Module spirit::guide::principles

The basic principles

At the core, the Spirit is the top level manager of things. It is parametrized by two structures, one to hold parsed command line (implementing StructOpt), the other for holding the parsed configuration options (implementing serde’s Derive). It parses the command line, enriched with some options of its own. It uses these options to find the configuration files and loads the configuration for the first time.

To manage the life time of the application, it is possible to register hooks into the manager. They are called on certain events ‒ when new configuration is loaded (both the first time and when it is reloaded), when the application is about to be terminated, on registered signal, etc.

It then runs the „body“ of the whole application and leaves it to run. The manager does its job in its own background thread.

Note that many things here can be turned off (see further chapters about that) if they are not doing what you want.

Extensions and pipelines

Having a place to put callbacks might be handy a bit, but certainly nothing to make any fuss about (or write tutorials about). The added value of the library is the system of extensions, fragments and pipelines. There are other, related crates (eg. spirit-log) that provide these and allow easy and reusable plugging of functionality in.
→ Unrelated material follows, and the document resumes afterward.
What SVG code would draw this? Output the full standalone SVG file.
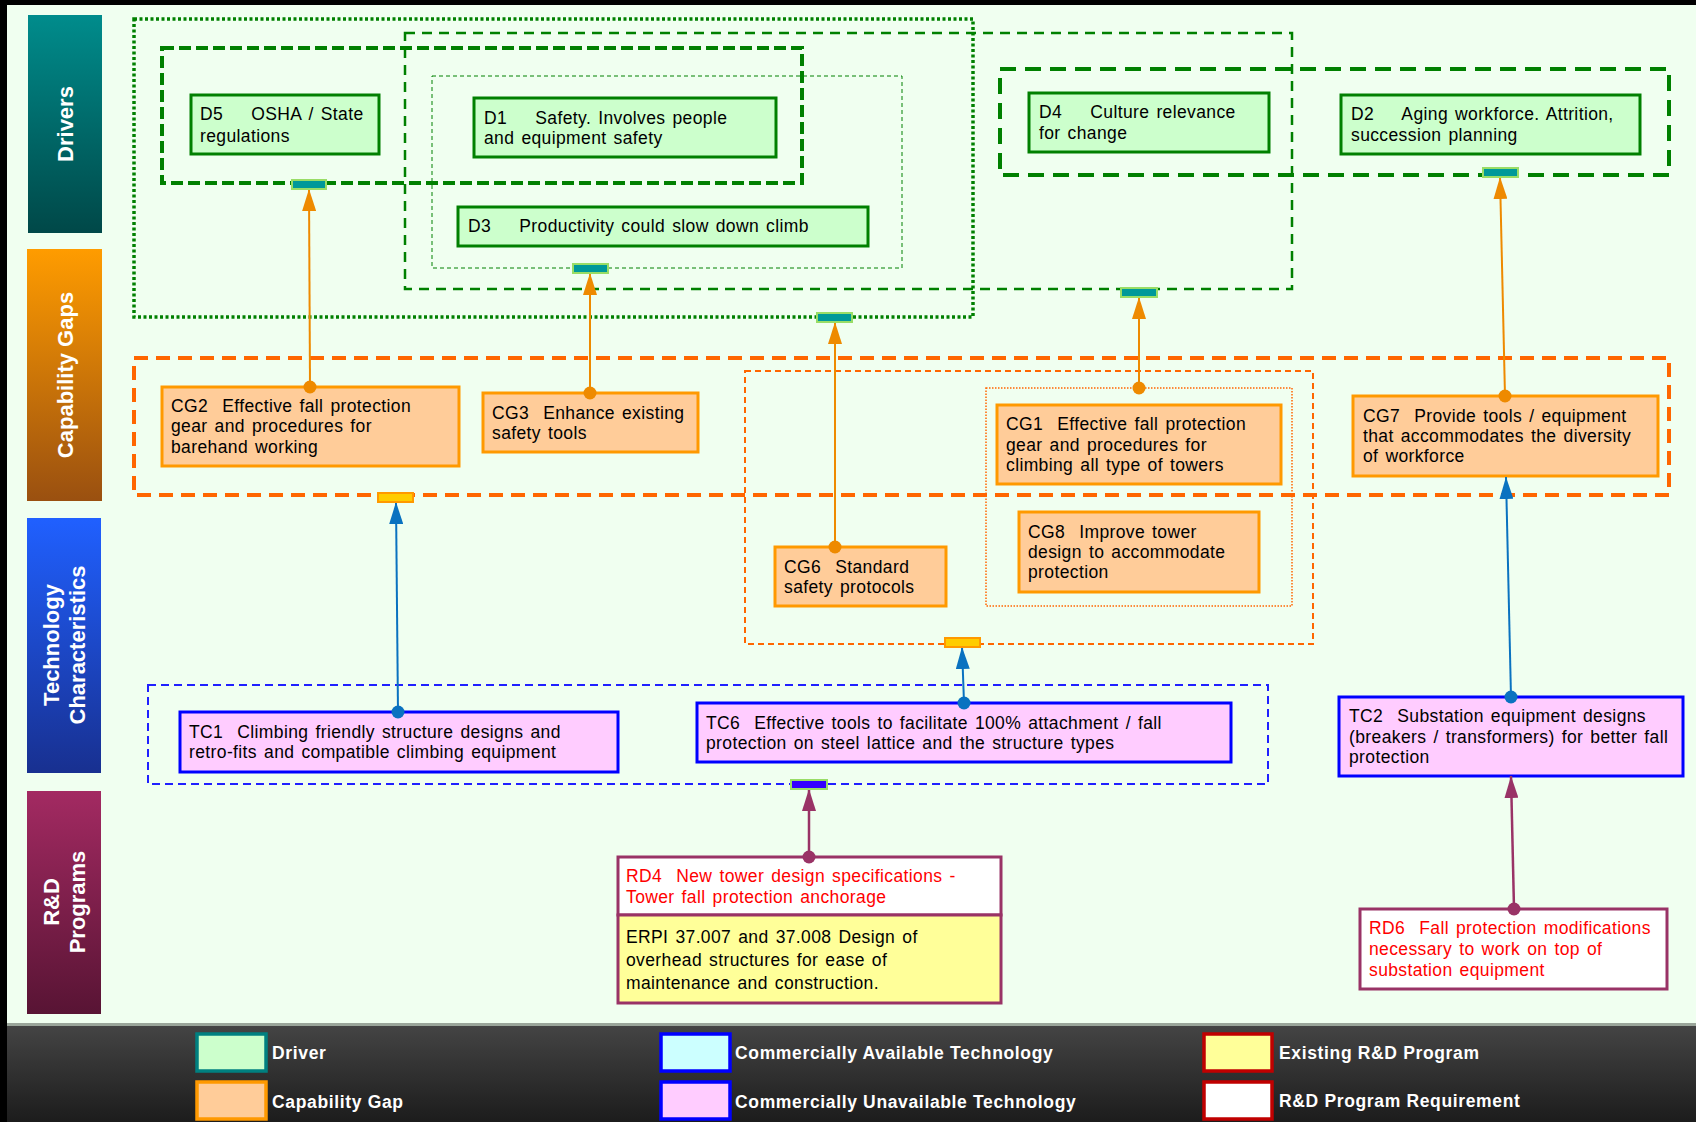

An extension simply modifies the builder, usually by registering some callbacks. The fragments and pipelines are ways to build extensions from already existing parts. They are explained in detail in their own chapter.

Error handling conventions

In a library like this, quite a lot of things can go wrong. Some of the errors might come from the library, but many would come from user-provided code in callbacks, extensions, etc. Error are passed around as a boxed trait objects (the AnyError is just a boxed trait object). Other option would be something like the anyhow, but that would force the users of the library into a specific one. Future versions might go that way if there’s a clear winner between these crates, but until then we stay with only what std provides.

It is expected that most of these errors can’t be automatically handled by the application, therefore distinguishing types of the errors isn’t really a concern most of the time, though it is possible to get away with downcasting. In practice, most of the errors will end up somewhere in logs or other places where users can read them.

To make the errors more informative, the library constructs layered errors (or error chains). The outer layer is the high level problem, while the inner ones describe the causes of the problem. It is expected all the layers are presented to the user. When the errors are handled by the library (either in termination error or with unsuccessful configuration reload), the library prints all the layers. To replicate similar behaviour in user code, it is possible to use the log_error macro or log_error function.

Internally, the library uses the err-context crate to construct and handle such errors. In addition to constructing such errors, the crate also allows some limited examination of error chains. However, users are not forced to use that crate as the chains constructed are based directly on the std::error::Error trait and are therefore compatible with errors constructed in any other way.